As a group of avid readers in the LRP team we are very happy to have recently expanded our book offering online and in the showroom. We knew you would be interested in finding out more about some of the wonderful authors and illustrators who have created the ones we've selected. All books have a Hong Kong theme whether it be written or illustrated by someone who lives here or is about the city, the stories and the history of the place so many of us call home. We are creating a series of Ask The Author blog posts where we ask the same three questions (with an added bonus one at the end!) to find out more about their connection to the city, what their book is all about, what inspires them and their favourite things to see and do in the 852.
About You
I was born in 1964, of Anglo-Welsh parents. I first came to Hong Kong in 1975, at the age of 10. My family lived on Waterloo Road in Kowloon Tong and I attended KGV School until we returned to England in 1981. I revisited Hong Kong several times during the 1980s, and in 1988 I moved back permanently, taking up a junior position in the Department of Zoology at Hong Kong University. I studied and worked on various aspects of Hong Kong’s natural history at HKU for the following ten years. This included conducting an M.Phil. at Mai Po Nature Reserve, a survey of Hong Kong’s freshwater wetlands, and Hong Kong’s first (and only) formal territory-wide biodiversity survey. I also established and edited a Hong Kong natural history newsletter, Porcupine!, during the 1990s. Confessions of a Hong Kong Naturalist is my memoir of those wonderful ten years; of the fascinating and often eccentric individuals I met and of the astonishingly diverse Hong Kong wildlife that I encountered.
In the mid-1990s, in addition to my HKU work, I joined the newly established Fauna Conservation Department at Kadoorie Farm & Botanic Garden, on a part-time basis, a position which became permanent in 1998. This enabled me to not only continue my work on Hong Kong wildlife but to extend it into tropical southern China.
At the turn of the century, I started a family and turned to more remunerative work in the field of ecological consultancy until 2008, and subsequently undertook a third career, in editing. My novel, Sevens, was written during this time and drew upon my experiences of that period. In 2012, with some reluctance, I moved back to England. I now live in Winchester with my Hong Kong family.
Your Inspiration
Confessions of a Hong Kong Naturalist was driven by my love for the wildlife of Hong Kong, a love which began in the 1970s when I was still a school boy. Back then, the name of the naturalist Geoffrey Herklots was still well-known amongst those who took an interest in Hong Kong’s fauna and flora. He had written extensively on both. In 1959, Herklots had published The Hong Kong Countryside, his delightfully informal account of the territory’s natural history. No work of a similar ilk had been published before or since (although there had been numerous field guides and academic studies). I wanted my Confessions to be a sort of homage to Herklots.

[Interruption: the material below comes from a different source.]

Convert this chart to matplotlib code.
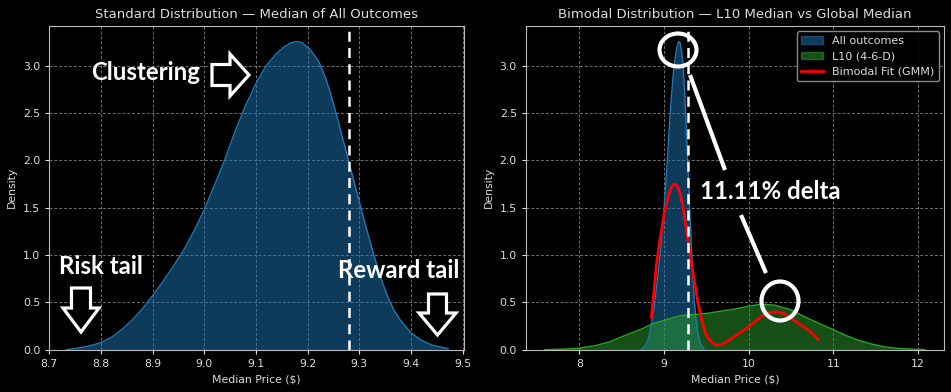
import numpy as np
import matplotlib.pyplot as plt
from matplotlib.patches import Polygon, Ellipse, Patch
from matplotlib.lines import Line2D

plt.style.use("dark_background")

# KDE of the median price, all outcomes
all_x = [8.733, 8.75, 8.769, 8.785, 8.80, 8.82, 8.84, 8.86, 8.88, 8.90, 8.92, 8.94, 8.96,
         8.98, 9.00, 9.02, 9.04, 9.06, 9.08, 9.10, 9.12, 9.14, 9.155, 9.17, 9.18, 9.19,
         9.205, 9.222, 9.235, 9.247, 9.259, 9.271, 9.283, 9.295, 9.307, 9.319, 9.331,
         9.343, 9.355, 9.367, 9.38, 9.40, 9.42, 9.44, 9.46, 9.472]
all_y = [0.0, 0.012, 0.03, 0.05, 0.075, 0.13, 0.21, 0.31, 0.43, 0.57, 0.72, 0.88, 1.05,
         1.25, 1.48, 1.74, 2.01, 2.31, 2.58, 2.81, 3.00, 3.13, 3.20, 3.245, 3.255, 3.24,
         3.17, 3.04, 2.87, 2.66, 2.42, 2.17, 1.92, 1.67, 1.42, 1.18, 0.95,
         0.74, 0.56, 0.42, 0.31, 0.18, 0.10, 0.05, 0.025, 0.012]

# KDE of the L10 (4-6-D) subset
l10_x = [7.59, 7.8, 8.0, 8.2, 8.35, 8.54, 8.74, 8.86, 9.0, 9.2, 9.52, 9.84, 10.0, 10.15,
         10.31, 10.5, 10.7, 10.85, 11.0, 11.15, 11.29, 11.45, 11.6, 11.8, 12.08]
l10_y = [0.0, 0.005, 0.015, 0.045, 0.08, 0.15, 0.22, 0.27, 0.31, 0.36, 0.385, 0.43, 0.46,
         0.48, 0.47, 0.42, 0.33, 0.27, 0.21, 0.15, 0.10, 0.06, 0.03, 0.01, 0.0]

# two-component GMM fit
gmm_x = [8.85, 8.88, 8.91, 8.95, 9.0, 9.05, 9.08, 9.10, 9.12, 9.14, 9.16, 9.19, 9.22,
         9.26, 9.32, 9.36, 9.40, 9.45, 9.49, 9.54, 9.58, 9.62, 9.66, 9.70, 9.75, 9.8,
         9.9, 10.0, 10.08, 10.15, 10.25, 10.33, 10.42, 10.5, 10.6, 10.7, 10.82]
gmm_y = [0.34, 0.60, 0.89, 1.15, 1.42, 1.62, 1.70, 1.73, 1.75, 1.745, 1.72, 1.65, 1.53,
         1.30, 0.95, 0.72, 0.50, 0.30, 0.17, 0.10, 0.07, 0.05, 0.05, 0.06, 0.09, 0.12,
         0.18, 0.24, 0.30, 0.35, 0.39, 0.40, 0.38, 0.33, 0.27, 0.21, 0.11]

global_median = 9.28

blue = "#1f77b4"
green = "#2ca02c"
lab_fs = 7.8

fig = plt.figure(figsize=(9.51, 3.92), dpi=100)
ax1 = fig.add_axes([0.0518, 0.108, 0.4362, 0.826])
ax2 = fig.add_axes([0.553, 0.108, 0.440, 0.826])

for ax in (ax1, ax2):
    ax.grid(True, linestyle=(0, (3, 2)), color="#cccccc", alpha=0.55, linewidth=0.7)
    ax.set_axisbelow(True)
    ax.tick_params(labelsize=lab_fs, length=3, colors="#dddddd")
    for s in ax.spines.values():
        s.set_color("#bbbbbb")
    ax.set_xlabel("Median Price ($)", fontsize=lab_fs, color="#dddddd")
    ax.set_ylabel("Density", fontsize=lab_fs, color="#dddddd")

# left panel
ax1.fill_between(all_x, all_y, color=blue, alpha=0.5, linewidth=0)
ax1.plot(all_x, all_y, color=blue, linewidth=1)
ax1.axvline(global_median, color="white", linestyle="--", linewidth=1.8, dashes=(4, 2.5))
ax1.set_xlim(8.7, 9.503)
ax1.set_ylim(0, 3.42)
ax1.set_title("Standard Distribution \u2014 Median of All Outcomes", fontsize=9.5, color="#dddddd")

# right panel
ax2.fill_between(all_x, all_y, color=blue, alpha=0.5, linewidth=0)
ax2.plot(all_x, all_y, color=blue, linewidth=1)
ax2.fill_between(l10_x, l10_y, color=green, alpha=0.5, linewidth=0)
ax2.plot(l10_x, l10_y, color=green, linewidth=1)
ax2.plot(gmm_x, gmm_y, color="red", linewidth=2)
ax2.axvline(global_median, color="white", linestyle="--", linewidth=1.8, dashes=(4, 2.5))
ax2.set_xlim(7.37, 12.31)
ax2.set_ylim(0, 3.42)
ax2.set_title("Bimodal Distribution \u2014 L10 Median vs Global Median", fontsize=9.5, color="#dddddd")

leg_handles = [Patch(facecolor=blue, alpha=0.5, edgecolor=blue),
               Patch(facecolor=green, alpha=0.5, edgecolor=green),
               Line2D([], [], color="red", linewidth=2)]
leg = ax2.legend(leg_handles, ["All outcomes", "L10 (4-6-D)", "Bimodal Fit (GMM)"],
                 loc="upper right", fontsize=8.0, framealpha=0.9, facecolor="black",
                 edgecolor="#999999")
for t in leg.get_texts():
    t.set_color("#dddddd")

# hand-drawn annotations in figure pixel coordinates
ov = fig.add_axes([0, 0, 1, 1], facecolor="none")
ov.set_xlim(0, 951)
ov.set_ylim(392, 0)
ov.axis("off")

ann = dict(color="white", fontweight="bold", family="Lato", fontsize=17.3, va="center")
ov.text(91, 72, "Clustering", ha="left", **ann)
ov.text(59, 267, "Risk tail", ha="left", **ann)
ov.text(338, 271, "Reward tail", ha="left", **ann)
ov.text(700, 191, "11.11% delta", ha="left", **ann)


def right_arrow(x0, yc, shaft_len, shaft_h, head_len, head_h):
    return [(x0, yc - shaft_h / 2), (x0 + shaft_len, yc - shaft_h / 2),
            (x0 + shaft_len, yc - head_h / 2), (x0 + shaft_len + head_len, yc),
            (x0 + shaft_len, yc + head_h / 2), (x0 + shaft_len, yc + shaft_h / 2),
            (x0, yc + shaft_h / 2)]


def down_arrow(xc, y0, shaft_len, shaft_w, head_len, head_w):
    return [(xc - shaft_w / 2, y0), (xc + shaft_w / 2, y0), (xc + shaft_w / 2, y0 + shaft_len),
            (xc + head_w / 2, y0 + shaft_len), (xc, y0 + shaft_len + head_len),
            (xc - head_w / 2, y0 + shaft_len), (xc - shaft_w / 2, y0 + shaft_len)]


arrow_kw = dict(closed=True, facecolor="black", edgecolor="white", linewidth=2.3, joinstyle="miter")
ov.add_patch(Polygon(right_arrow(212, 75, 18, 21, 19, 42), **arrow_kw))
ov.add_patch(Polygon(down_arrow(81, 288, 20, 19, 24, 36), **arrow_kw))
ov.add_patch(Polygon(down_arrow(437.5, 294, 19, 18, 22, 37), **arrow_kw))

ov.add_patch(Ellipse((678, 50), 37, 33, facecolor="none", edgecolor="white", linewidth=3))
ov.add_patch(Ellipse((780, 301), 37, 39, facecolor="none", edgecolor="white", linewidth=3))
ov.plot([690, 725], [75, 170], color="white", linewidth=3, solid_capstyle="butt")
ov.plot([741, 766], [215, 273], color="white", linewidth=3, solid_capstyle="butt")

fig.savefig("out.png", dpi=100, facecolor="black")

The initial inspiration for Sevens was a visit I made to my old school, KGV, in 2008, with a group of old classmates. It was the first time I had been back since the early 1980s, and affected me much more profoundly than I had anticipated. The novel grew out of an imagined reconstruction of that transformative event.
Favourite thing to do or see in Hong Kong
I spent more than thirty years in Hong Kong and loved so many aspects of it that it is very hard to single out a favourite thing. Walking in the hills of the North East New Territories, or Sai Kung Peninsula, or Lantau Island, on a dry, sunny January day, in a cool breeze, looking out for the familiar winter visitor birds, is one of the things that I most miss. Or wading a shady hill stream in summer, searching for dragonflies (my favourite creatures).
Your favourite Hong Kong creature
The dragonflies of Hong Kong have been a passion of mine since the 1990s. There are more than 120 different species, though, so I won’t attempt to single out a favourite.